EXERCISE REQUIREMENTS - Starting at the top of the listing, extract every line up to and including the one with "ax = fig.add_axes([0.1746, 0.2504, 0.7766, 0.6553])". Pictures stay out of the copy.
====
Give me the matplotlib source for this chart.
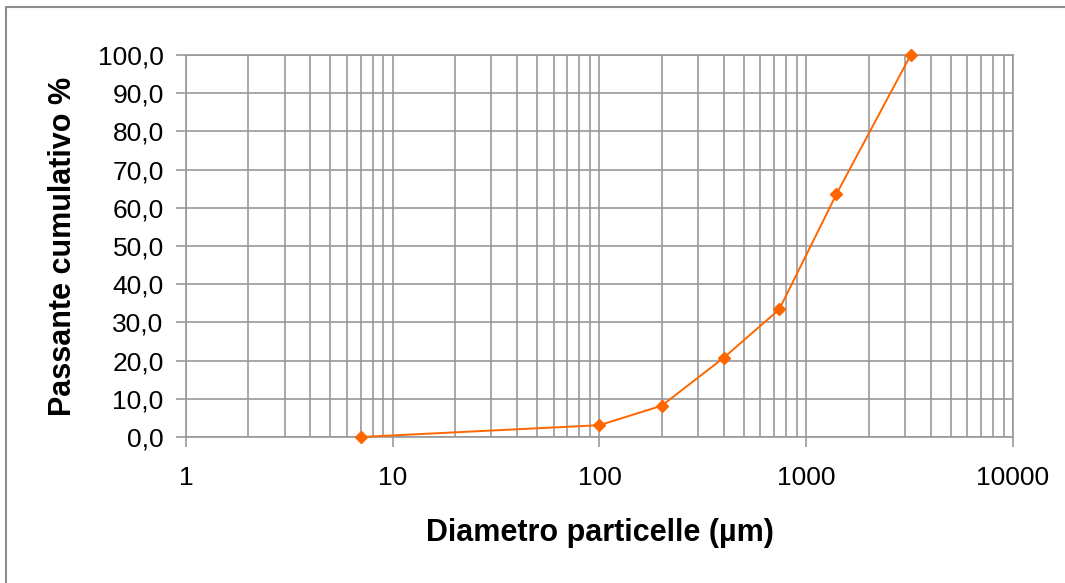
import matplotlib
matplotlib.use("Agg")
import matplotlib.pyplot as plt
from matplotlib.patches import Rectangle
from matplotlib.ticker import FixedLocator, FuncFormatter, NullFormatter

# Granulometric curve: particle diameter (µm) vs cumulative passing (%)
diameters = [7, 100, 200, 400, 740, 1400, 3200]
passing = [0.0, 3.1, 8.2, 20.8, 33.4, 63.6, 100.0]

x_major = [1, 10, 100, 1000, 10000]
x_minor = [m * 10 ** e for e in range(4) for m in range(2, 10)]
y_ticks = list(range(0, 101, 10))

GRID = "#999999"
ORANGE = "#ff6600"

plt.rcParams["font.family"] = ["Liberation Sans", "DejaVu Sans"]

fig = plt.figure(figsize=(10.65, 5.83), dpi=100)
ax = fig.add_axes([0.1746, 0.2504, 0.7766, 0.6553])

ax.plot(diameters, passing, color=ORANGE, lw=1.4, marker="D", ms=6.5,
        mec=ORANGE, mfc=ORANGE, zorder=3, clip_on=False)

ax.set_xscale("log")
ax.set_xlim(1, 10000)
ax.set_ylim(0, 100)

ax.xaxis.set_major_locator(FixedLocator(x_major))
ax.xaxis.set_minor_locator(FixedLocator(x_minor))
ax.xaxis.set_major_formatter(FuncFormatter(lambda v, p: f"{v:.0f}"))
ax.xaxis.set_minor_formatter(NullFormatter())
ax.yaxis.set_major_locator(FixedLocator(y_ticks))
ax.yaxis.set_major_formatter(FuncFormatter(lambda v, p: f"{v:.1f}".replace(".", ",")))

ax.grid(True, which="both", axis="x", color=GRID, lw=1.2)
ax.grid(True, which="major", axis="y", color=GRID, lw=1.2)
ax.set_axisbelow(True)

for s in ax.spines.values():
    s.set_color(GRID)
    s.set_linewidth(1.2)

ax.tick_params(axis="x", which="major", length=7, width=1.2, color=GRID,
               labelsize=19, pad=14)
ax.tick_params(axis="x", which="minor", length=0)
ax.tick_params(axis="y", which="major", length=7, width=1.2, color=GRID,
               labelsize=19, pad=9)

ax.set_xlabel("Diametro particelle (µm)", fontsize=22, fontweight="bold", labelpad=20)
ax.set_ylabel("Passante cumulativo %", fontsize=22, fontweight="bold", labelpad=14)

# chart area frame
fig.patches.append(Rectangle((6 / 1065, -0.05), 1.2, 1 - 7 / 583 + 0.05,
                             transform=fig.transFigure, fill=False,
                             edgecolor="#8c8c8c", lw=1.5))

fig.savefig("out.png", dpi=100)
====
OUTPUT -
Give me the matplotlib source for this chart.
import matplotlib
matplotlib.use("Agg")
import matplotlib.pyplot as plt
from matplotlib.patches import Rectangle
from matplotlib.ticker import FixedLocator, FuncFormatter, NullFormatter

# Granulometric curve: particle diameter (µm) vs cumulative passing (%)
diameters = [7, 100, 200, 400, 740, 1400, 3200]
passing = [0.0, 3.1, 8.2, 20.8, 33.4, 63.6, 100.0]

x_major = [1, 10, 100, 1000, 10000]
x_minor = [m * 10 ** e for e in range(4) for m in range(2, 10)]
y_ticks = list(range(0, 101, 10))

GRID = "#999999"
ORANGE = "#ff6600"

plt.rcParams["font.family"] = ["Liberation Sans", "DejaVu Sans"]

fig = plt.figure(figsize=(10.65, 5.83), dpi=100)
ax = fig.add_axes([0.1746, 0.2504, 0.7766, 0.6553])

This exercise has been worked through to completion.